Exercise brief -
Omit every picture and output the rest of the records exactly as they are.

◆ ◆ ◆

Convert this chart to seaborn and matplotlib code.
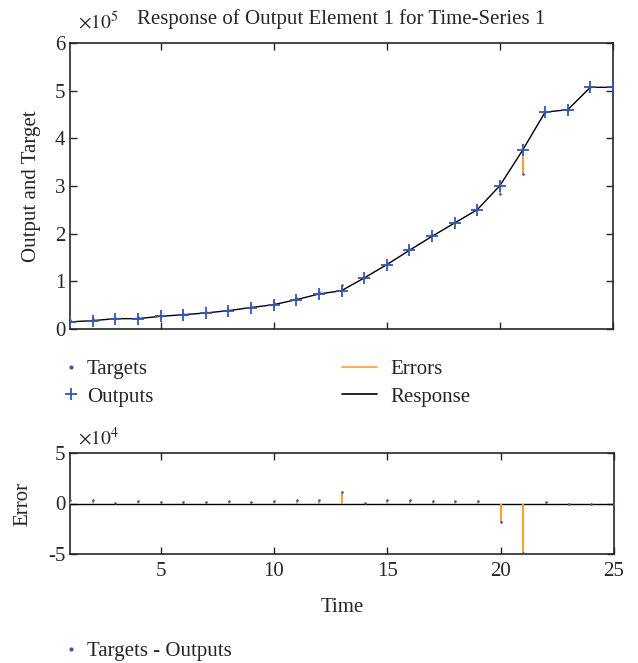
import numpy as np
import pandas as pd
import seaborn as sns
import matplotlib.pyplot as plt
from matplotlib.lines import Line2D

# Data
time = list(range(1, 26))
# network outputs, x1e5
outputs = [0.15, 0.175, 0.217, 0.217, 0.266, 0.30, 0.336, 0.385, 0.45, 0.51,
           0.615, 0.734, 0.804, 1.07, 1.35, 1.65, 1.944, 2.224, 2.503, 3.007,
           3.748, 4.55, 4.60, 5.07, 5.07]
# targets - outputs, x1e4
errors = [0.36, 0.33, 0.07, 0.26, 0.13, 0.16, 0.16, 0.20, 0.13, 0.26,
          0.36, 0.39, 1.18, 0.02, 0.39, 0.33, 0.26, 0.26, 0.20, -1.84,
          -4.93, 0.10, 0.0, 0.0, 0.0]

df = pd.DataFrame({"time": time, "output": outputs, "error": errors})
df["target"] = df["output"] + df["error"] / 10.0

blue = "#3557b0"
orange = "#f9a030"
dark = "#262626"

sns.set_theme(style="ticks")
plt.rcParams["font.family"] = ["Liberation Serif", "DejaVu Serif"]
plt.rcParams["mathtext.fontset"] = "stix"
plt.rcParams["axes.unicode_minus"] = False
plt.rcParams["axes.edgecolor"] = dark
plt.rcParams["xtick.color"] = dark
plt.rcParams["ytick.color"] = dark
plt.rcParams["text.color"] = dark
plt.rcParams["axes.labelcolor"] = dark

W, H = 638, 663
fig = plt.figure(figsize=(W / 100, H / 100), dpi=100)
ax1 = fig.add_axes([70 / W, 1 - 329 / H, 543 / W, 286 / H])
ax2 = fig.add_axes([70 / W, 1 - 554 / H, 544 / W, 101 / H])

fs = 15

# ---- top: response
ax1.vlines(df["time"], df["output"], df["target"], color=orange, lw=1.5, zorder=2)
sns.lineplot(data=df, x="time", y="output", color="black", lw=1.0, ax=ax1, zorder=3)
sns.scatterplot(data=df, x="time", y="target", marker=".", s=14, color=blue,
                edgecolor=None, linewidth=0, ax=ax1, zorder=4)
sns.scatterplot(data=df, x="time", y="output", marker="+", s=70, color=blue,
                linewidth=1.3, ax=ax1, zorder=5)
ax1.set_xlim(1, 25)
ax1.set_ylim(0, 6)
ax1.set_xticks([5, 10, 15, 20, 25])
ax1.set_xticklabels([])
ax1.set_yticks(range(0, 7))
ax1.set_xlabel("")
ax1.set_ylabel("Output and Target", fontsize=fs, labelpad=10)
ax1.set_title("Response of Output Element 1 for Time-Series 1", fontsize=15, pad=14)
ax1.text(0.015, 1.035, r"$\times10^{5}$", transform=ax1.transAxes, fontsize=14,
         va="bottom", ha="left")

# ---- bottom: errors
ax2.axhline(0, color="black", lw=1.0, zorder=2)
ax2.vlines(df["time"], 0, df["error"], color=orange, lw=1.5, zorder=3)
sns.scatterplot(data=df, x="time", y="error", marker=".", s=14, color=blue,
                edgecolor=None, linewidth=0, ax=ax2, zorder=4)
ax2.set_xlim(1, 25)
ax2.set_ylim(-5, 5)
ax2.set_xticks([5, 10, 15, 20, 25])
ax2.set_yticks([-5, 0, 5])
ax2.set_xlabel("Time", fontsize=fs, labelpad=12)
ax2.set_ylabel("Error", fontsize=fs, labelpad=11)
ax2.text(0.015, 1.04, r"$\times10^{4}$", transform=ax2.transAxes, fontsize=14,
         va="bottom", ha="left")

for ax in (ax1, ax2):
    ax.tick_params(direction="in", top=True, right=True, labelsize=fs,
                   length=5, width=1.0)
    ax.tick_params(axis="x", pad=6)
    for s in ax.spines.values():
        s.set_linewidth(1.2)

# ---- legends
h_t = Line2D([], [], ls="none", marker=".", ms=4, color=blue)
h_o = Line2D([], [], ls="none", marker="+", ms=8, mew=1.3, color=blue)
h_e = Line2D([], [], color=orange, lw=1.2)
h_r = Line2D([], [], color="black", lw=1.2)

kw = dict(frameon=False, fontsize=fs, borderpad=0, borderaxespad=0,
          labelspacing=0.4, loc="center left")
leg1 = fig.legend([h_t, h_o], ["Targets", "Outputs"], handlelength=0.8,
                  handletextpad=0.35, bbox_to_anchor=(63 / W, 1 - 383 / H), **kw)
leg2 = fig.legend([h_e, h_r], ["Errors", "Response"], handlelength=1.7,
                  handletextpad=0.6, bbox_to_anchor=(342 / W, 1 - 383 / H), **kw)
leg3 = fig.legend([h_t], ["Targets - Outputs"], handlelength=0.8,
                  handletextpad=0.35, bbox_to_anchor=(63 / W, 1 - 651 / H), **kw)

fig.savefig("out.png", dpi=100)
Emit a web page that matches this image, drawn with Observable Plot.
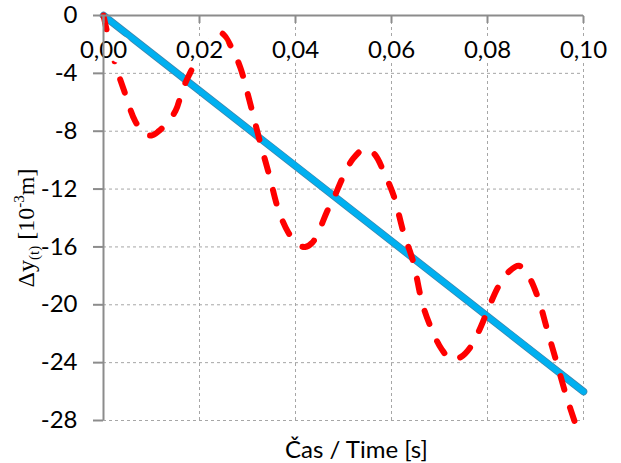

◆ ◆ ◆

Problem solution -
Convert this chart to seaborn and matplotlib code.
import numpy as np
import pandas as pd
import seaborn as sns
import matplotlib.pyplot as plt
from matplotlib.lines import Line2D

# Data
time = list(range(1, 26))
# network outputs, x1e5
outputs = [0.15, 0.175, 0.217, 0.217, 0.266, 0.30, 0.336, 0.385, 0.45, 0.51,
           0.615, 0.734, 0.804, 1.07, 1.35, 1.65, 1.944, 2.224, 2.503, 3.007,
           3.748, 4.55, 4.60, 5.07, 5.07]
# targets - outputs, x1e4
errors = [0.36, 0.33, 0.07, 0.26, 0.13, 0.16, 0.16, 0.20, 0.13, 0.26,
          0.36, 0.39, 1.18, 0.02, 0.39, 0.33, 0.26, 0.26, 0.20, -1.84,
          -4.93, 0.10, 0.0, 0.0, 0.0]

df = pd.DataFrame({"time": time, "output": outputs, "error": errors})
df["target"] = df["output"] + df["error"] / 10.0

blue = "#3557b0"
orange = "#f9a030"
dark = "#262626"

sns.set_theme(style="ticks")
plt.rcParams["font.family"] = ["Liberation Serif", "DejaVu Serif"]
plt.rcParams["mathtext.fontset"] = "stix"
plt.rcParams["axes.unicode_minus"] = False
plt.rcParams["axes.edgecolor"] = dark
plt.rcParams["xtick.color"] = dark
plt.rcParams["ytick.color"] = dark
plt.rcParams["text.color"] = dark
plt.rcParams["axes.labelcolor"] = dark

W, H = 638, 663
fig = plt.figure(figsize=(W / 100, H / 100), dpi=100)
ax1 = fig.add_axes([70 / W, 1 - 329 / H, 543 / W, 286 / H])
ax2 = fig.add_axes([70 / W, 1 - 554 / H, 544 / W, 101 / H])

fs = 15

# ---- top: response
ax1.vlines(df["time"], df["output"], df["target"], color=orange, lw=1.5, zorder=2)
sns.lineplot(data=df, x="time", y="output", color="black", lw=1.0, ax=ax1, zorder=3)
sns.scatterplot(data=df, x="time", y="target", marker=".", s=14, color=blue,
                edgecolor=None, linewidth=0, ax=ax1, zorder=4)
sns.scatterplot(data=df, x="time", y="output", marker="+", s=70, color=blue,
                linewidth=1.3, ax=ax1, zorder=5)
ax1.set_xlim(1, 25)
ax1.set_ylim(0, 6)
ax1.set_xticks([5, 10, 15, 20, 25])
ax1.set_xticklabels([])
ax1.set_yticks(range(0, 7))
ax1.set_xlabel("")
ax1.set_ylabel("Output and Target", fontsize=fs, labelpad=10)
ax1.set_title("Response of Output Element 1 for Time-Series 1", fontsize=15, pad=14)
ax1.text(0.015, 1.035, r"$\times10^{5}$", transform=ax1.transAxes, fontsize=14,
         va="bottom", ha="left")

# ---- bottom: errors
ax2.axhline(0, color="black", lw=1.0, zorder=2)
ax2.vlines(df["time"], 0, df["error"], color=orange, lw=1.5, zorder=3)
sns.scatterplot(data=df, x="time", y="error", marker=".", s=14, color=blue,
                edgecolor=None, linewidth=0, ax=ax2, zorder=4)
ax2.set_xlim(1, 25)
ax2.set_ylim(-5, 5)
ax2.set_xticks([5, 10, 15, 20, 25])
ax2.set_yticks([-5, 0, 5])
ax2.set_xlabel("Time", fontsize=fs, labelpad=12)
ax2.set_ylabel("Error", fontsize=fs, labelpad=11)
ax2.text(0.015, 1.04, r"$\times10^{4}$", transform=ax2.transAxes, fontsize=14,
         va="bottom", ha="left")

for ax in (ax1, ax2):
    ax.tick_params(direction="in", top=True, right=True, labelsize=fs,
                   length=5, width=1.0)
    ax.tick_params(axis="x", pad=6)
    for s in ax.spines.values():
        s.set_linewidth(1.2)

# ---- legends
h_t = Line2D([], [], ls="none", marker=".", ms=4, color=blue)
h_o = Line2D([], [], ls="none", marker="+", ms=8, mew=1.3, color=blue)
h_e = Line2D([], [], color=orange, lw=1.2)
h_r = Line2D([], [], color="black", lw=1.2)

kw = dict(frameon=False, fontsize=fs, borderpad=0, borderaxespad=0,
          labelspacing=0.4, loc="center left")
leg1 = fig.legend([h_t, h_o], ["Targets", "Outputs"], handlelength=0.8,
                  handletextpad=0.35, bbox_to_anchor=(63 / W, 1 - 383 / H), **kw)
leg2 = fig.legend([h_e, h_r], ["Errors", "Response"], handlelength=1.7,
                  handletextpad=0.6, bbox_to_anchor=(342 / W, 1 - 383 / H), **kw)
leg3 = fig.legend([h_t], ["Targets - Outputs"], handlelength=0.8,
                  handletextpad=0.35, bbox_to_anchor=(63 / W, 1 - 651 / H), **kw)

fig.savefig("out.png", dpi=100)
Emit a web page that matches this image, drawn with Observable Plot.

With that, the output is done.